Their move to offer owners a token subsidy, was the sole bright light in a short week with two public holidays, that most of us never even noticed.
Sure, their gesture excluded the KZN crowd. But that is understood and reasonable in the light that they do not benefit from the race administration receipts in the Holiday Province.
Brian Riley and his team deserve an accolade. Maybe this really is the new RA, which we were promised?
Let’s just plead with them again to please sort out the Kimberley crisis.
As for the rest, we mostly reserve comment – but there are others who are trying hard.
The tireless NHA CEO Vee Moodley has his detractors.
But the word is that he had two masked Judas’ behind his back, it seems.
So for all his and Hazel Kayiya’s efforts – we haven’t actually seen the application – racing is still in the long queue and who is betting on a bus coming by in the next week?
In the negative box, we would have liked an update from the NHA on Friday – rather than a Phumelela generated notice telling us that Turffontein was off and what the NHA were supposedly doing. That was strange!
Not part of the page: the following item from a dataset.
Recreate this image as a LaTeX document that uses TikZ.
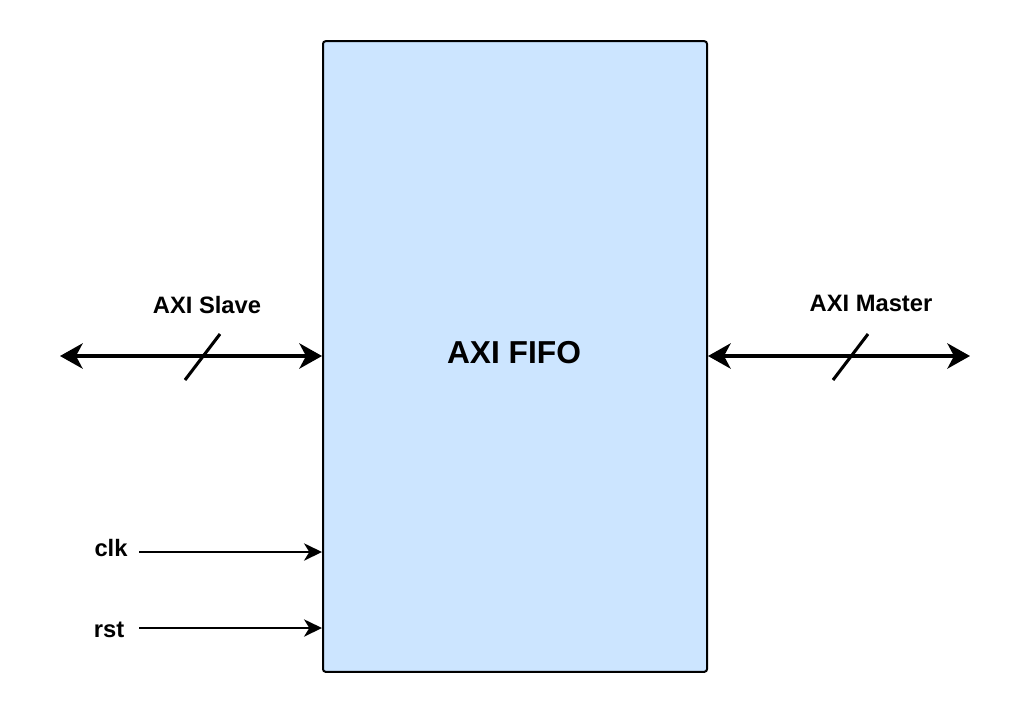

Then Phumelela. Their name is of Xhosa origin and means “Succeed, achieve,prosper”. Have they ever lived up to that?
An American journo wrote of North American horseracing almost a decade ago:
The problem is too few racing fans, punters, owners, and investors in the sport. The problem is lax regulatory oversight. The problem is the lack of cohesive, central leadership. The problem is lack of lobbying power. The problem is poor marketing. The problem is that no one outside of horse racing remembers who won the Kentucky Derby five years ago.
Bar one or two local tweaks for ours, it sounds excruciatingly familiar, doesn’t it
That’s enough rambling for now.
Bring on 4 May. May the fourth be with you!
No local racing, but plenty of other action, we are led to believe.